Depuis l’instauration du projet individualisé d’intégration sociale (les PIIS[9]), les travailleurs sociaux se sont demandé comment faire réellement un travail d’accompagnement. Ont-ils le temps, peuvent-ils s’éloigner de leur rôle ? Avec la crainte d’être sanctionné si l’objectif n’est pas atteint avec la personne. Selon Bernard Dutrieux, l’approche DPA peut aussi soutenir l’élaboration d’un PIIS, permettre à la personne de définir son problème dans la perspective « d’introduire avec elle une démarche d’action conscientisante » afin qu’elle puisse tirer les enseignements des actions entreprises sur elle et sur l’environnement. Il l’illustre avec l’exemple d’un formateur qui a créé à cet effet un outil d’approche sous la forme de « Carte des priorités » : qu’est ce qui est prioritaire pour la personne « ici et maintenant », quels sont les aspects essentiels de sa vie auxquels elle accorde de l’importance et les priorités dans les différentes aspects, quels sont les problèmes rencontrés : la personne détermine ce sur quoi elle veut travailler, ensuite sur quoi elle peut s’appuyer. L’accompagnant et l’accompagné vont travailler à la solution et écrire ensemble un projet que valide l’institution.

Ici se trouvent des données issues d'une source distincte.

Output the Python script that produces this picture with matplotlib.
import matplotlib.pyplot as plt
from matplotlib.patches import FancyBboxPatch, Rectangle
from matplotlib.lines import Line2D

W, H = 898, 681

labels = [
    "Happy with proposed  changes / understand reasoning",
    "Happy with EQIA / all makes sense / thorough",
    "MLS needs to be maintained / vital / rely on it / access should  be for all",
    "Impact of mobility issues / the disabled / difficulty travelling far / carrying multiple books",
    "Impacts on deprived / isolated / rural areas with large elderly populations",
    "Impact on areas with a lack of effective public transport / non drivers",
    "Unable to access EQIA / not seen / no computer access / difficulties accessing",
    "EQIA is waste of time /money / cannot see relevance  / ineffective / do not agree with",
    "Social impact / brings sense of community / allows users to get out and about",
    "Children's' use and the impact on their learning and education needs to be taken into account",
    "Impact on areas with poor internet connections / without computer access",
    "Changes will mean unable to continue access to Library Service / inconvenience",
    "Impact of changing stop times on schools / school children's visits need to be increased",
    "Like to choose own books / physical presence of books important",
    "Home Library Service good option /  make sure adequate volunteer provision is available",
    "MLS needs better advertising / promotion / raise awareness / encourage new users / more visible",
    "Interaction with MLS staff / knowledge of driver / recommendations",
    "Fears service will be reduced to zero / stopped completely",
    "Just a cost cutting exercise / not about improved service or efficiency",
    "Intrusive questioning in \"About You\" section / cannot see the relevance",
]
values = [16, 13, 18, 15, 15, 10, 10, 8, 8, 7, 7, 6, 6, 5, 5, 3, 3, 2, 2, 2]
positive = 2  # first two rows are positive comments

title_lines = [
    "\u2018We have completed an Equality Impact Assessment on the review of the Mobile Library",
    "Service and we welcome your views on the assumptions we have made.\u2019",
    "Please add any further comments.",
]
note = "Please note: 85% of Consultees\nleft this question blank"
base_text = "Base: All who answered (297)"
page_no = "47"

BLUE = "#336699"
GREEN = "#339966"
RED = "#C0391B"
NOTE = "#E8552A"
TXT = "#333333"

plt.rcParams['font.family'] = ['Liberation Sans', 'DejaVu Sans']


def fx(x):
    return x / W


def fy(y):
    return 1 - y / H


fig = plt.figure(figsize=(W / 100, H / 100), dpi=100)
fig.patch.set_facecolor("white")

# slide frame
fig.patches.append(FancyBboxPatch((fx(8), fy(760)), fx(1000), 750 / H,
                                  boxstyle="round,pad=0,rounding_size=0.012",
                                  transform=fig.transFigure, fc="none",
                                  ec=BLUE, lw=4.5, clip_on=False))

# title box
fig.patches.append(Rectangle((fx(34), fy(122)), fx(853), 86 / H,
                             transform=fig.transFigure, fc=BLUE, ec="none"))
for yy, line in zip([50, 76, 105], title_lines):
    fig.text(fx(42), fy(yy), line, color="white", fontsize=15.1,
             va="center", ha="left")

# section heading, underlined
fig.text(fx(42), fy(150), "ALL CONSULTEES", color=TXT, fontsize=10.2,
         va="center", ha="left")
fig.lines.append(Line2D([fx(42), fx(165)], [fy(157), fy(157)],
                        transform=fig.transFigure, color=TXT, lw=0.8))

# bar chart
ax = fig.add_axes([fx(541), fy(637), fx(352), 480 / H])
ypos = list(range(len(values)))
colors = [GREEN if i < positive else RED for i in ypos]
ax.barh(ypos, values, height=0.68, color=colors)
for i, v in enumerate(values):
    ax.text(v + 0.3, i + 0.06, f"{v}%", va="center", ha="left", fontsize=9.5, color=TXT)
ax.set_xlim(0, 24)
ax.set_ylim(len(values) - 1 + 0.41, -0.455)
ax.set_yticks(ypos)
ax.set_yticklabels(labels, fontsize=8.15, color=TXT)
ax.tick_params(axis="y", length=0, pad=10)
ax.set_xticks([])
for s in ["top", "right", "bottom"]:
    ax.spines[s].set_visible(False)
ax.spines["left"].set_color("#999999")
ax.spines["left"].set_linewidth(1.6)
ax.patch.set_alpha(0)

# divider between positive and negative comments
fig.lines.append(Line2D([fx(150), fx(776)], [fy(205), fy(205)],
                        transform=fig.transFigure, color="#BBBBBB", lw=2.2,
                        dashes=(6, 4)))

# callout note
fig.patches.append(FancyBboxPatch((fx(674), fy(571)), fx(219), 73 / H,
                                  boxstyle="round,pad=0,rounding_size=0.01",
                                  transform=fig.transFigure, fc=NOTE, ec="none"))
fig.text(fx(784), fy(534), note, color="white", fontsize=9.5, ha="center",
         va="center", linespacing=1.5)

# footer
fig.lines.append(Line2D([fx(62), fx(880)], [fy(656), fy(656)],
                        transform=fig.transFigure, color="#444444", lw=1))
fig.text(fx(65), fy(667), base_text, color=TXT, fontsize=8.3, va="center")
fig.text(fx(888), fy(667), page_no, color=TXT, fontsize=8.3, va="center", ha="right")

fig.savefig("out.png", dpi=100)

Tous les CPAS n’adhèrent pas à l’approche DPA-PC. La Fédération des CPAS de la Région wallonne propose à tous ses membres, en vertu de la marge de manœuvre dont elle dispose, la formation à ce type d’accompagnement spécifique. Les directions des CPAS peuvent faire le choix d’inscrire ou non leur personnel à la formation. Actuellement, la formation s’organise en 4 journées d’initiation ou en 8 journées de formation pour les personnes ressources qui vont appliquer l’approche et changer leur pratique au quotidien.
Changer le monde au quotidien
L’approche DPA- PC s’est développée simultanément dans 4 pays francophones : la France, la Suisse, la Belgique et le Québec. Rassemblés en Association Internationale pour le développement du Pouvoir d’Agir des Personnes et des collectivités, des chercheurs, formateurs et praticiens de milieux professionnels différents ont fait la formation avec l’équipe de Yann Le Bossé et se retrouvent régulièrement en séminaire pour échanger leurs expériences entre pairs. Dans la foulée d’un colloque qui s’est tenu à Bordeaux en octobre 2015, un ouvrage collectif présente le fruit d’expériences de terrain[10].
A coté des CPAS, le Centre ouvre la formation à toutes institutions telles les AMO, le SAJ, le PCS, les associations dédiées aux aînés, et en demandes de formation spécifique comme prochainement l’ASBL BRAVVO, l’équipe de SOS jeunes, des éducateurs et enseignants, des professeurs d’écoles sociales…[11]
S’il est difficile actuellement d’évaluer l’impact de la formation, Valérie Desomer et Bernard Dutrieux considèrent le DPA-PC comme une approche respectueuse des usagers et motivante pour les travailleurs sociaux. Ils font le pari que dans le travail quotidien avec les personnes, cette approche peut participer à changer le monde.
NOTES / REFERENCES
[1] Question que nous avions déjà posée (et à laquelle nous avions déjà tenté de répondre) dans un article précédent: De Keukeleire M., Accompagnement de proximité dans la grande précarité : habiter la relation, Le Grain, octobre 2017.
[2] Desomer V., La multiplication des précarités : regards croisés de travailleurs sociaux en lien avec les publics visés par les CPAS, Certificat en Santé Mentale en Contexte Social : Multiculturalité et précarité
SSM Le Méridien/LAAP/UCL – Avril 2016
[3] Dutrieux B., Nuages sur les droits des usagers : ciel gris ou fumée blanche ? CPAS Plus, 10/2015, p. 2 à 6.
[4] Dutrieux B., Ce qui nous lie à l’usager : retrouver le chemin d’une collaboration éthique et authentique, CPAS Plus, 1/2014.
[5] Desomer V., op. cit.
[6] Dutrieux B., Développer le pouvoir d’agir dans les CPAS wallons, CPAS Plus, n°5, mai 2013.
[7] Dutrieux B., op.cit.
[8] Desomer V., la multiplication des précarités, op.cit., p. 11, L’auteur définit les types de profil professionnel des travailleurs sociaux: le profil clinique, le militant, le normatif.
[9] Un projet individualisé d’intégration sociale (PIIS) vise à établir les étapes nécessaires et les objectifs en vue de l’insertion sociale et/ou professionnelle progressive de tout bénéficiaire du Droit à l’intégration sociale, pour lequel l’emploi n’est pas (encore) possible ou souhaitable dans un premier temps.
Le PIIS le plus approprié pour une personne dépendra de sa situation personnelle spécifique, de ses aspirations et de ses possibilités en matière d’insertion sociale et/ou professionnelle. [Source : http://www.ocmw-info-cpas.be]
[10] Portal B. (Dir.), Desomer V. (Dir.), Dutrieux B. (Dir.) Changer le monde au quotidien. L’approche DPA-PC: récits d’expériences, analyses et regards critiques, Editions UVCW – Fédération des CPAS – Namur (Belgique), 2017.
[11] Le DPA-PC est spécifiquement enseignée en 3ième année à l’ISFSC.